TransformSpec filtering before transforming?

Hi,

My goal is to reindex existing data in Druid and update a particular column, based upon the previous values in the column. For that, I’m using an ingestSegmentFirehose with the appropriate filters, and a transformSpec to update the values in the column if the filters match.

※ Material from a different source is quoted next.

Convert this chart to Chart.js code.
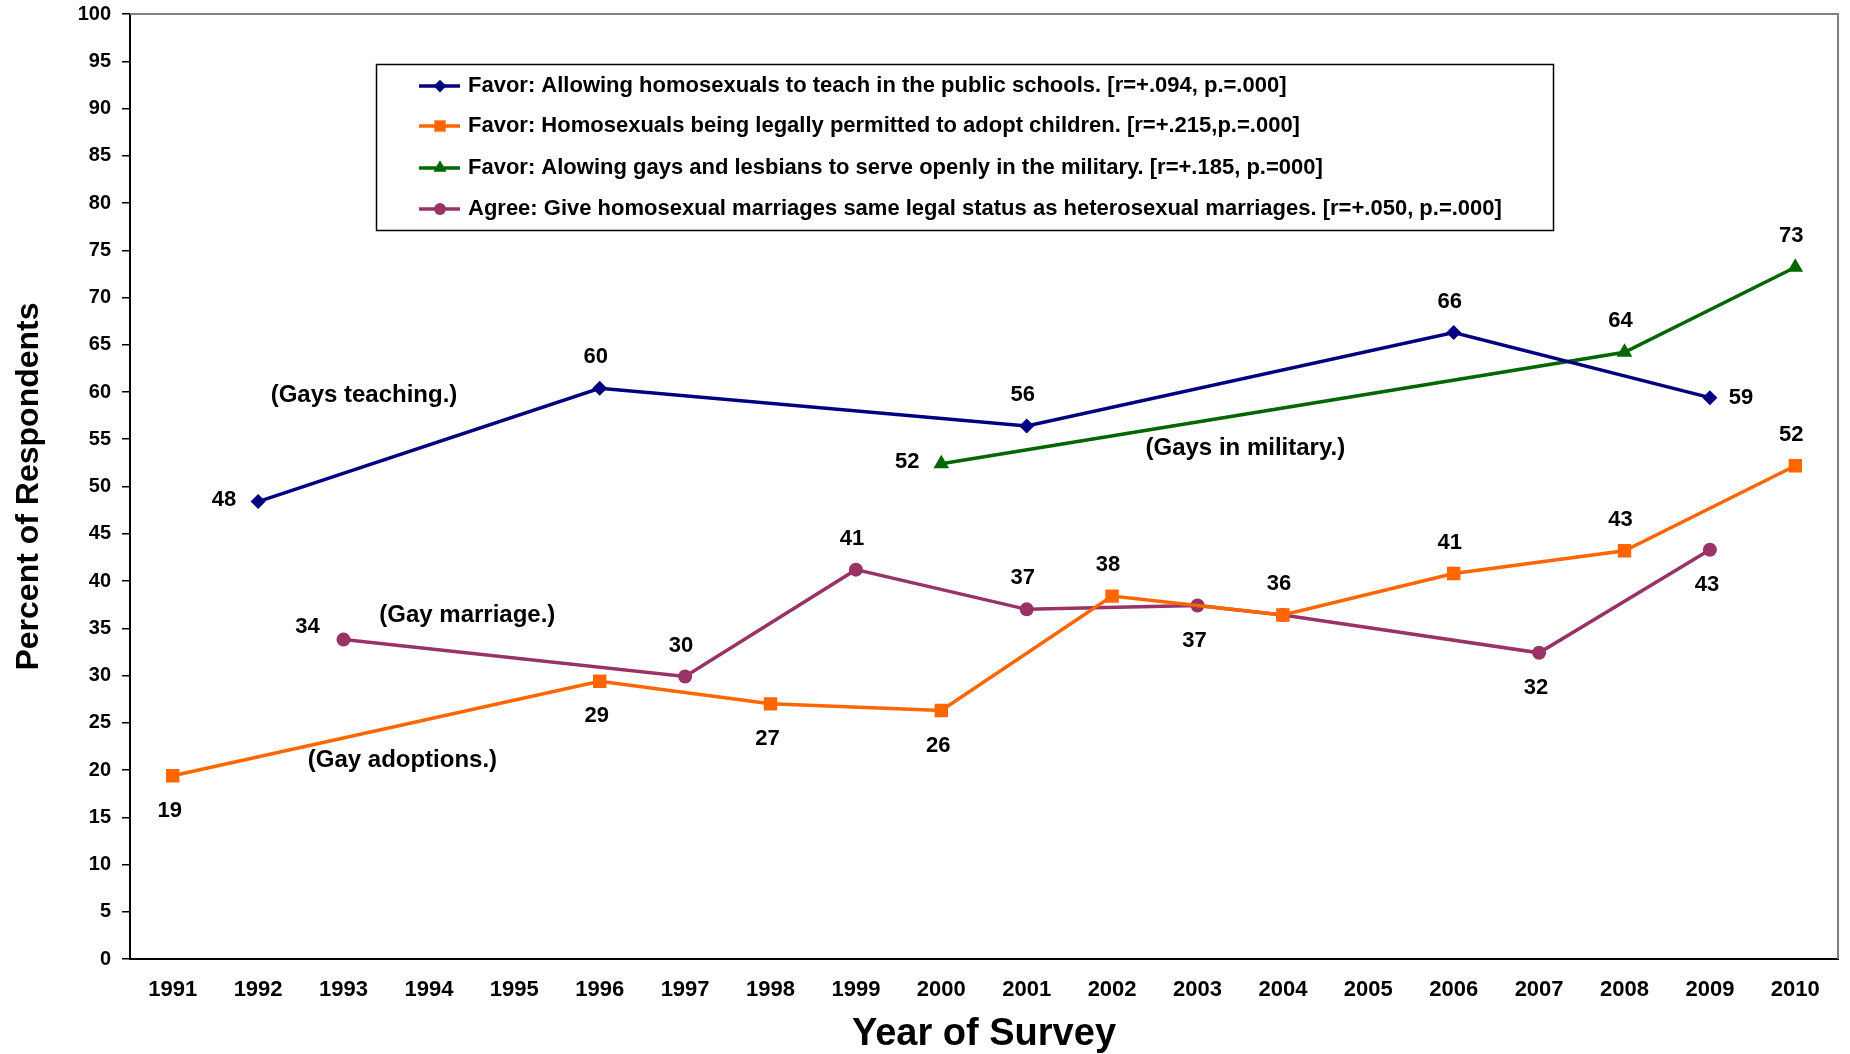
<!DOCTYPE html>
<html>
<head>
<meta charset="utf-8">
<script src="https://cdn.jsdelivr.net/npm/chart.js@4.4.1/dist/chart.umd.min.js"></script>
<style>
html,body{margin:0;padding:0;background:#fff;}
#wrap{width:1850px;height:1054px;position:relative;}
</style>
</head>
<body>
<div id="wrap"><canvas id="c"></canvas></div>
<script>
// ---- data ----
const years = ['1991','1992','1993','1994','1995','1996','1997','1998','1999','2000',
               '2001','2002','2003','2004','2005','2006','2007','2008','2009','2010'];
const teachValues    = [null, 48.4, null, null, null, 60.4, null, null, null, null,
                        56.4, null, null, null, null, 66.3, null, null, 59.4, null];
const adoptValues    = [19.4, null, null, null, null, 29.4, null, 27.0, null, 26.3,
                        null, 38.4, null, 36.4, null, 40.8, null, 43.2, null, 52.2];
const militaryValues = [null, null, null, null, null, null, null, null, null, 52.4,
                        null, null, null, null, null, null, null, 64.2, null, 73.2];
const marriageValues = [null, null, 33.8, null, null, null, 29.9, null, 41.2, null,
                        37.0, null, 37.4, 36.4, null, null, 32.4, null, 43.3, null];
const seriesNames = [
  'Favor: Allowing homosexuals to teach in the public schools. [r=+.094, p.=.000]',
  'Favor: Homosexuals being legally permitted to adopt children. [r=+.215,p.=.000]',
  'Favor: Alowing gays and lesbians to serve openly in the military. [r=+.185, p.=000]',
  'Agree: Give homosexual marriages same legal status as heterosexual marriages. [r=+.050, p.=.000]'
];
const yTickStep = 5, yMin = 0, yMax = 100;
const xTitle = 'Year of Survey';
const yTitle = 'Percent of Respondents';

// label placement per plotted point (t=top, b=bottom, l=left, r=right, tl=upper-left, null=none)
const teachLabelPos    = ['l','t','t','t','r'];
const adoptLabelPos    = ['b','b','b','b','t','t','t','t','t'];
const militaryLabelPos = ['l','t','t'];
const marriageLabelPos = ['tl','t','t','t','b',null,'b','b'];

// free-text annotations placed in data coordinates (category index, value)
const annotations = [
  {text:'(Gays teaching.)',   xi:2.24,  v:59.6},
  {text:'(Gays in military.)',xi:12.56, v:54.0},
  {text:'(Gay marriage.)',    xi:3.45,  v:36.4},
  {text:'(Gay adoptions.)',   xi:2.69,  v:21.0}
];

const FONT = "'Liberation Sans', Arial, Helvetica, sans-serif";
const COLORS = ['#000080','#FF6600','#006600','#993366'];
const STYLES = ['rectRot','rect','triangle','circle'];
const RADII  = [7.5, 9.5, 9, 7];

function mkDs(i, data, pos){
  return {
    label: seriesNames[i], data: data, labelPos: pos,
    borderColor: COLORS[i], backgroundColor: COLORS[i],
    pointBackgroundColor: COLORS[i], pointBorderColor: COLORS[i],
    pointStyle: STYLES[i], pointRadius: RADII[i], pointBorderWidth: 0,
    borderWidth: 3.5, spanGaps: true, tension: 0
  };
}

const framePlugin = {
  id:'frame',
  beforeDatasetsDraw(chart){
    const {ctx, chartArea:a} = chart;
    ctx.save();
    ctx.strokeStyle = '#808080'; ctx.lineWidth = 2;
    ctx.beginPath(); ctx.moveTo(a.left, a.top); ctx.lineTo(a.right, a.top); ctx.lineTo(a.right, a.bottom); ctx.stroke();
    ctx.restore();
  }
};

const labelPlugin = {
  id:'pointLabels',
  afterDatasetsDraw(chart){
    const ctx = chart.ctx;
    ctx.save();
    ctx.fillStyle = '#000'; ctx.textAlign = 'center'; ctx.textBaseline = 'middle';
    ctx.font = `bold 22px ${FONT}`;
    chart.data.datasets.forEach((ds, di) => {
      const meta = chart.getDatasetMeta(di);
      let k = 0;
      ds.data.forEach((v, i) => {
        if (v === null) return;
        const pos = ds.labelPos[k++];
        if (!pos) return;
        const el = meta.data[i];
        let x = el.x, y = el.y;
        if (pos === 't') { y -= 31; x -= 4; }
        else if (pos === 'b') { y += 35; x -= 3; }
        else if (pos === 'l') { x -= 34; y -= 2; }
        else if (pos === 'r') { x += 31; }
        else if (pos === 'tl') { x -= 36; y -= 13; }
        ctx.fillText(String(Math.round(v)), x, y);
      });
    });
    // annotations
    ctx.font = `bold 24px ${FONT}`;
    const xs = chart.scales.x, ys = chart.scales.y;
    annotations.forEach(a => {
      ctx.fillText(a.text, xs.getPixelForValue(a.xi), ys.getPixelForValue(a.v));
    });
    ctx.restore();
  }
};

const legendPlugin = {
  id:'boxLegend',
  afterDraw(chart){
    const ctx = chart.ctx;
    ctx.save();
    const bx = 376, by = 64, bw = 1177, bh = 166;
    ctx.fillStyle = '#fff'; ctx.fillRect(bx, by, bw, bh);
    ctx.strokeStyle = '#000'; ctx.lineWidth = 1.5; ctx.strokeRect(bx + 0.5, by + 0.5, bw, bh);
    const rows = [86, 126, 168, 209];
    ctx.font = `bold 22px ${FONT}`;
    ctx.textBaseline = 'middle'; ctx.textAlign = 'left';
    chart.data.datasets.forEach((ds, i) => {
      const y = rows[i];
      ctx.strokeStyle = ds.borderColor; ctx.lineWidth = 3.5;
      ctx.beginPath(); ctx.moveTo(419, y); ctx.lineTo(460, y); ctx.stroke();
      ctx.fillStyle = ds.borderColor; ctx.strokeStyle = ds.borderColor;
      Chart.helpers.drawPoint(ctx, {pointStyle: ds.pointStyle, radius: ds.pointRadius * 0.85, borderWidth: 0, rotation: 0}, 440, y);
      ctx.fillStyle = '#000';
      ctx.fillText(ds.label, 468, y);
    });
    ctx.restore();
  }
};

new Chart(document.getElementById('c'), {
  type: 'line',
  data: {
    labels: years,
    datasets: [
      mkDs(0, teachValues, teachLabelPos),
      mkDs(1, adoptValues, adoptLabelPos),
      mkDs(2, militaryValues, militaryLabelPos),
      mkDs(3, marriageValues, marriageLabelPos)
    ]
  },
  options: {
    responsive: true, maintainAspectRatio: false, animation: false,
    layout: {padding: {top: 14, right: 12, left: 0, bottom: 0}},
    plugins: {legend: {display: false}, tooltip: {enabled: false}},
    scales: {
      x: {
        type: 'category', offset: true,
        grid: {display: false, drawTicks: false},
        border: {display: true, color: '#000', width: 2},
        ticks: {color: '#000', font: {family: FONT, size: 22, weight: 'bold'}, padding: 18, maxRotation: 0, autoSkip: false},
        title: {display: true, text: xTitle, color: '#000', font: {family: FONT, size: 38, weight: 'bold', lineHeight: 1}, padding: {top: 0, bottom: 0}},
        afterFit(s){ s.height = 95; s.paddingLeft = 0; s.paddingRight = 0; }
      },
      y: {
        min: yMin, max: yMax,
        grid: {display: true, drawOnChartArea: false, drawTicks: true, tickLength: 8, color: '#000', lineWidth: 1.5},
        border: {display: true, color: '#000', width: 2},
        ticks: {stepSize: yTickStep, color: '#000', font: {family: FONT, size: 20, weight: 'bold'}, padding: 11},
        title: {display: true, text: yTitle, color: '#000', font: {family: FONT, size: 32, weight: 'bold', lineHeight: 1}, padding: {top: 13, bottom: 0}},
        afterFit(s){ s.width = 130; s.paddingTop = 0; s.paddingBottom = 0; }
      }
    }
  },
  plugins: [framePlugin, labelPlugin, legendPlugin]
});
</script>
</body>
</html>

I’m using a spec akin to the following:

{

“type”: “index”,

“spec”: {

“dataSchema”: {

“dataSource”: “sampleDatasource”,

“parser”: {

“type”: “string”,

“parseSpec”: {

“format”: “timeAndDims”,

“timestampSpec”: {

“column”: “timestamp”,

“format”: “auto”

},

“dimensionsSpec”: {}

}

},

“granularitySpec”: {

“type”: “uniform”,

“segmentGranularity”: “DAY”,

“queryGranularity”: “NONE”,

“intervals”: [“2016-01-01T13:00:00.000Z/2019-05-21T13:56:52.889Z”]

},

“transformSpec”: {

“transforms”: [

{

“type”: “expression”,

“name”: “animal”,

“expression”: “concat(‘platypus’)”

}

]

}

},

“ioConfig”: {

“type”: “index”,

“firehose”: {

“type”: “ingestSegment”,

“dataSource”: “sampleDatasource”,

“interval”: “2016-01-01T13:00:00.000Z/2019-06-21T13:56:52.889Z”

},

“filter”: {

“field”: {

“type”: “selector”,

“dimension”: “animal”,

“value”: “duck”,

“extractionFn”: null

}

}

}

}

}

I want to replace values of duck in the column animal to platypus. Other rows shouldnt be affected.

Observation: All the values in column animal are changed to *platypus. *

I have read that filters are applied after transformation, but that’s not what I need as I am totally replacing duck with **platypus. **

I have also tried using regex to replace duck to platypus, but I see no change to the data even though the logs show n events processed and I find myself struggling with the regex because there are so few examples out there (escaping? unescaping?).

This was the expression I was using in the second case

“expression”: “replace(animal,’\bduck\b’,‘platypus’)”

Tried this also

“expression”: “replace(animal,’\bduck\b’,‘platypus’)”

Observation: No change to the data even though the logs show n events processed.

Please ease my misery.

For the expression, you can use if(animal == 'duck','platypus', animal).

For replace(animal,'duck','platypus'), the pattern for replace is just a literal, not a regex, the underlying implementation follows the standard Java String.replace(CharSequence target, CharSequence replacement).

You’ll also want to remove the filter from the ingestSegment firehose: by filtering on “animal = duck”, you will only reingest “duck” rows. The new output segment will overwrite the old segment and you’ll lose everything but the “duck” rows (or if you have appendToExisting set to true, it will append the new segment to the old rows and you’ll have duplicates for the former “duck” rows).